GOAL OF THE EXERCISE:
What is to be printed is the span of lines starting at the one containing "Clone this diagram in SVG." and ending at the one containing "from matplotlib.ticker import", reproduced exactly with pictures left out.

GIVEN INFORMATION:
..............................

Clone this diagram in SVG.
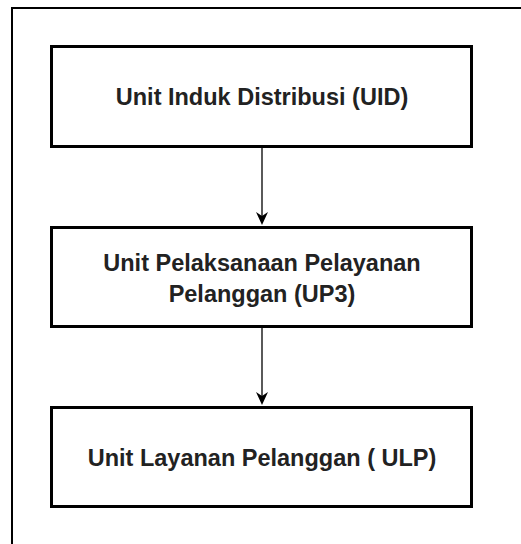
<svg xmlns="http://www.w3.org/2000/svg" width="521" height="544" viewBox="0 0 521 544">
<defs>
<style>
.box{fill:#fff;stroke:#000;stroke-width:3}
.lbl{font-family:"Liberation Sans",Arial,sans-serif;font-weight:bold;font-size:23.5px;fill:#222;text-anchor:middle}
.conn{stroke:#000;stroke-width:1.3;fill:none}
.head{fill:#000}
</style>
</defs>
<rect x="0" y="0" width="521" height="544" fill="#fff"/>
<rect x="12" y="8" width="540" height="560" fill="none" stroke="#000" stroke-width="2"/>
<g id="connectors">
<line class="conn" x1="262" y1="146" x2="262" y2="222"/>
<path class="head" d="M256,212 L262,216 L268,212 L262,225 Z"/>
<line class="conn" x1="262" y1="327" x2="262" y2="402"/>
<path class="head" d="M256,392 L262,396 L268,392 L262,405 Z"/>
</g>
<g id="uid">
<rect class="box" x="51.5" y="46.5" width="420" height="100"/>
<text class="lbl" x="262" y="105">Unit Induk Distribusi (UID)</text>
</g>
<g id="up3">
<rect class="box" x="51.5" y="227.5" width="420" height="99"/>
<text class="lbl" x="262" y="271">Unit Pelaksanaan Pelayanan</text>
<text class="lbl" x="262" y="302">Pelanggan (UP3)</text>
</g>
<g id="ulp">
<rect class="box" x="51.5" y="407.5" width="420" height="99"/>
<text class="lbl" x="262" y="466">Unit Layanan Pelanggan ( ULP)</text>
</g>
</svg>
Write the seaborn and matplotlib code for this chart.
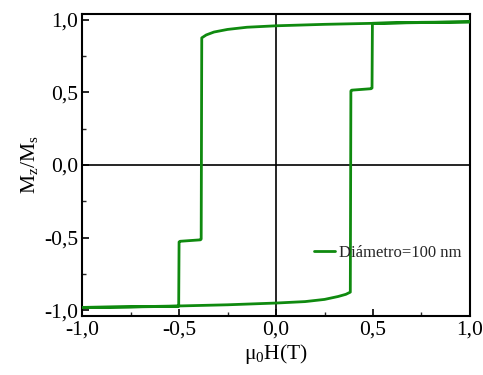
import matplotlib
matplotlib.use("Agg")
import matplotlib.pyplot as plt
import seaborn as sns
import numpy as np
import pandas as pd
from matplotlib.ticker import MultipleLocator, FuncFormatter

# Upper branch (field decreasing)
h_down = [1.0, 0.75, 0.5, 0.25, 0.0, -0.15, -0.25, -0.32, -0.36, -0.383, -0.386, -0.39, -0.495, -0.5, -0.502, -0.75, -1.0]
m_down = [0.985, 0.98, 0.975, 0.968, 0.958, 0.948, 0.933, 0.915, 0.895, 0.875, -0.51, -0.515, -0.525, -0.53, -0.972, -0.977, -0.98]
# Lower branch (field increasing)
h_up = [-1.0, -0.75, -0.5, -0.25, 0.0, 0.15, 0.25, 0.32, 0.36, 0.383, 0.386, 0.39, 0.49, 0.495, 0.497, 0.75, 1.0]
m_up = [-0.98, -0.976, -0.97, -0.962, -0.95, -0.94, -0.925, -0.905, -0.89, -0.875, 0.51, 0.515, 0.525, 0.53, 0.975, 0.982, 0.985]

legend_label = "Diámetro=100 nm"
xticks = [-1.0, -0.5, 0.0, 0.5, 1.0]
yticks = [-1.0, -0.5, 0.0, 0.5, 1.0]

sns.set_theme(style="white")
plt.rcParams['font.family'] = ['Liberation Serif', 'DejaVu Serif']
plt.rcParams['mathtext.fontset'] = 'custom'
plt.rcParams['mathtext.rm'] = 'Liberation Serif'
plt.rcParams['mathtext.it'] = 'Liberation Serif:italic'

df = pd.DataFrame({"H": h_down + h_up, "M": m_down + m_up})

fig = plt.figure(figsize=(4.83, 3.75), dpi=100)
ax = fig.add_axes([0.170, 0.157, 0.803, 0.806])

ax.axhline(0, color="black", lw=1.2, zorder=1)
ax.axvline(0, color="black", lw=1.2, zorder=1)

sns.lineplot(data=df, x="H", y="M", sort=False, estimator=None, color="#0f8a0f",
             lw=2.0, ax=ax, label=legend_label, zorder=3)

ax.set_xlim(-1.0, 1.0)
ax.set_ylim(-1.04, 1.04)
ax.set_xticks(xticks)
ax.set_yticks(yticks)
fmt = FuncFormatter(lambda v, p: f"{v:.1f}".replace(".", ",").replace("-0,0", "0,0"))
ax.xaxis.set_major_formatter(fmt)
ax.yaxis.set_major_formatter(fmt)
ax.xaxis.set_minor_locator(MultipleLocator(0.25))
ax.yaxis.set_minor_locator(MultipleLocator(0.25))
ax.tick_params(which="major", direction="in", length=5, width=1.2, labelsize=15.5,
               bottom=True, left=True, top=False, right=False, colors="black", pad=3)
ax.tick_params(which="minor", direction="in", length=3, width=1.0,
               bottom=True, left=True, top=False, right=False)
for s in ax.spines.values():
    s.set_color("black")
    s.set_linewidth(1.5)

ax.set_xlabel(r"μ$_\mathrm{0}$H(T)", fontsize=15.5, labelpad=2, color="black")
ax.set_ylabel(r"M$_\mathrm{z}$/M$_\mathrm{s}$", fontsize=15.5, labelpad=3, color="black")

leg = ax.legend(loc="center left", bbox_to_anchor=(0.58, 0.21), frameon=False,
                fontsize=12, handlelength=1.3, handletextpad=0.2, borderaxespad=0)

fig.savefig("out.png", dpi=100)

..............................

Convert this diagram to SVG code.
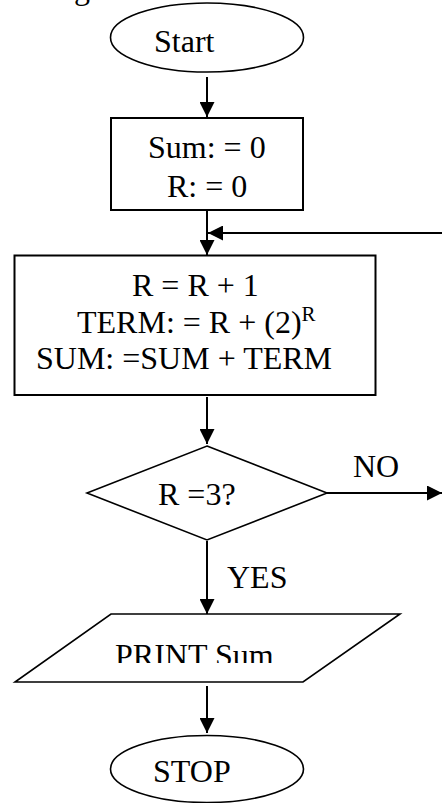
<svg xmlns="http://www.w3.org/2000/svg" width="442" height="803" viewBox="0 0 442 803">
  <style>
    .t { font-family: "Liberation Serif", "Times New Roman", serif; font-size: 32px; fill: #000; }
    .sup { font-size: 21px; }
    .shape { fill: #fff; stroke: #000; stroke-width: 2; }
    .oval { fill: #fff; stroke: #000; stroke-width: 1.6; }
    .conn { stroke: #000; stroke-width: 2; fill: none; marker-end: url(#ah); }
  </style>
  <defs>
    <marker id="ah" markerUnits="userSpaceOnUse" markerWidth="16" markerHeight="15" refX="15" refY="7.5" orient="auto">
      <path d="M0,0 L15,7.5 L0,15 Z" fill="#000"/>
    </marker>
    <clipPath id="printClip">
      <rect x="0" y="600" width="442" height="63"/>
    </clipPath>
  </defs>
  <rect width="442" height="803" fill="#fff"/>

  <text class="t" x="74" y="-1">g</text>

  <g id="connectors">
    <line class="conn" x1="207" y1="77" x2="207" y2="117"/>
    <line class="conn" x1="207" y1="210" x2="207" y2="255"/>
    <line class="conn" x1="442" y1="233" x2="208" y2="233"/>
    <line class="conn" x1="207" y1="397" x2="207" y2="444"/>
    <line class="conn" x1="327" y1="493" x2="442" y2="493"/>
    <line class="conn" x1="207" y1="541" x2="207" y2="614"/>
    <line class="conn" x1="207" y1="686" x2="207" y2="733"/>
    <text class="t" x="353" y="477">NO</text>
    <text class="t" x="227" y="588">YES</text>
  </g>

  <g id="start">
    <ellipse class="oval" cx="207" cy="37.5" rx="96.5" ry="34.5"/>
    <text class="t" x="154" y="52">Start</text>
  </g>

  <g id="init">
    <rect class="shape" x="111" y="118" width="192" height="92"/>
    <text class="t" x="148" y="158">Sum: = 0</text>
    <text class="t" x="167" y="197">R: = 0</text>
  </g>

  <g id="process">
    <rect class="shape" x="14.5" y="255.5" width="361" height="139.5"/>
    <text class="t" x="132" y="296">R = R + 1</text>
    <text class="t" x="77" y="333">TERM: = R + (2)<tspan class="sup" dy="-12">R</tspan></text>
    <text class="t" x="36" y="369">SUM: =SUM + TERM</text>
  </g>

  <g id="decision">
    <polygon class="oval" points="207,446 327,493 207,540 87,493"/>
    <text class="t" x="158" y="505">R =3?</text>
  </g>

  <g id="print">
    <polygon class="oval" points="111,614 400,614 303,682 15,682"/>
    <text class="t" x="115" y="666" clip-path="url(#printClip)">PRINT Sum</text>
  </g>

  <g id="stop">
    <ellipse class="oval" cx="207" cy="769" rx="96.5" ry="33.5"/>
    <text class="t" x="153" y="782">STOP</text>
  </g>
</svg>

..............................

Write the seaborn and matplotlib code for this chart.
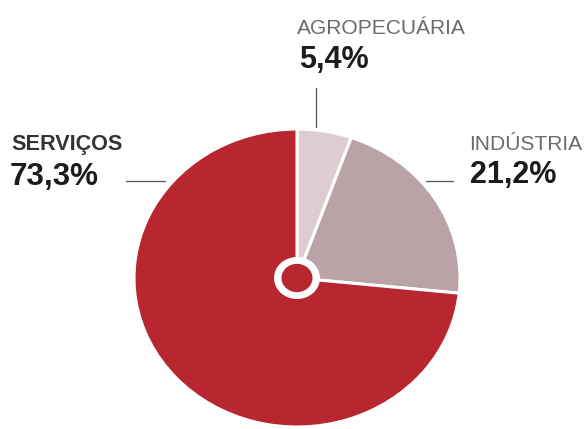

..............................

SOLUTION TO THIS EXERCISE:
Clone this diagram in SVG.
<svg xmlns="http://www.w3.org/2000/svg" width="521" height="544" viewBox="0 0 521 544">
<defs>
<style>
.box{fill:#fff;stroke:#000;stroke-width:3}
.lbl{font-family:"Liberation Sans",Arial,sans-serif;font-weight:bold;font-size:23.5px;fill:#222;text-anchor:middle}
.conn{stroke:#000;stroke-width:1.3;fill:none}
.head{fill:#000}
</style>
</defs>
<rect x="0" y="0" width="521" height="544" fill="#fff"/>
<rect x="12" y="8" width="540" height="560" fill="none" stroke="#000" stroke-width="2"/>
<g id="connectors">
<line class="conn" x1="262" y1="146" x2="262" y2="222"/>
<path class="head" d="M256,212 L262,216 L268,212 L262,225 Z"/>
<line class="conn" x1="262" y1="327" x2="262" y2="402"/>
<path class="head" d="M256,392 L262,396 L268,392 L262,405 Z"/>
</g>
<g id="uid">
<rect class="box" x="51.5" y="46.5" width="420" height="100"/>
<text class="lbl" x="262" y="105">Unit Induk Distribusi (UID)</text>
</g>
<g id="up3">
<rect class="box" x="51.5" y="227.5" width="420" height="99"/>
<text class="lbl" x="262" y="271">Unit Pelaksanaan Pelayanan</text>
<text class="lbl" x="262" y="302">Pelanggan (UP3)</text>
</g>
<g id="ulp">
<rect class="box" x="51.5" y="407.5" width="420" height="99"/>
<text class="lbl" x="262" y="466">Unit Layanan Pelanggan ( ULP)</text>
</g>
</svg>
Write the seaborn and matplotlib code for this chart.
import matplotlib
matplotlib.use("Agg")
import matplotlib.pyplot as plt
import seaborn as sns
import numpy as np
import pandas as pd
from matplotlib.ticker import MultipleLocator, FuncFormatter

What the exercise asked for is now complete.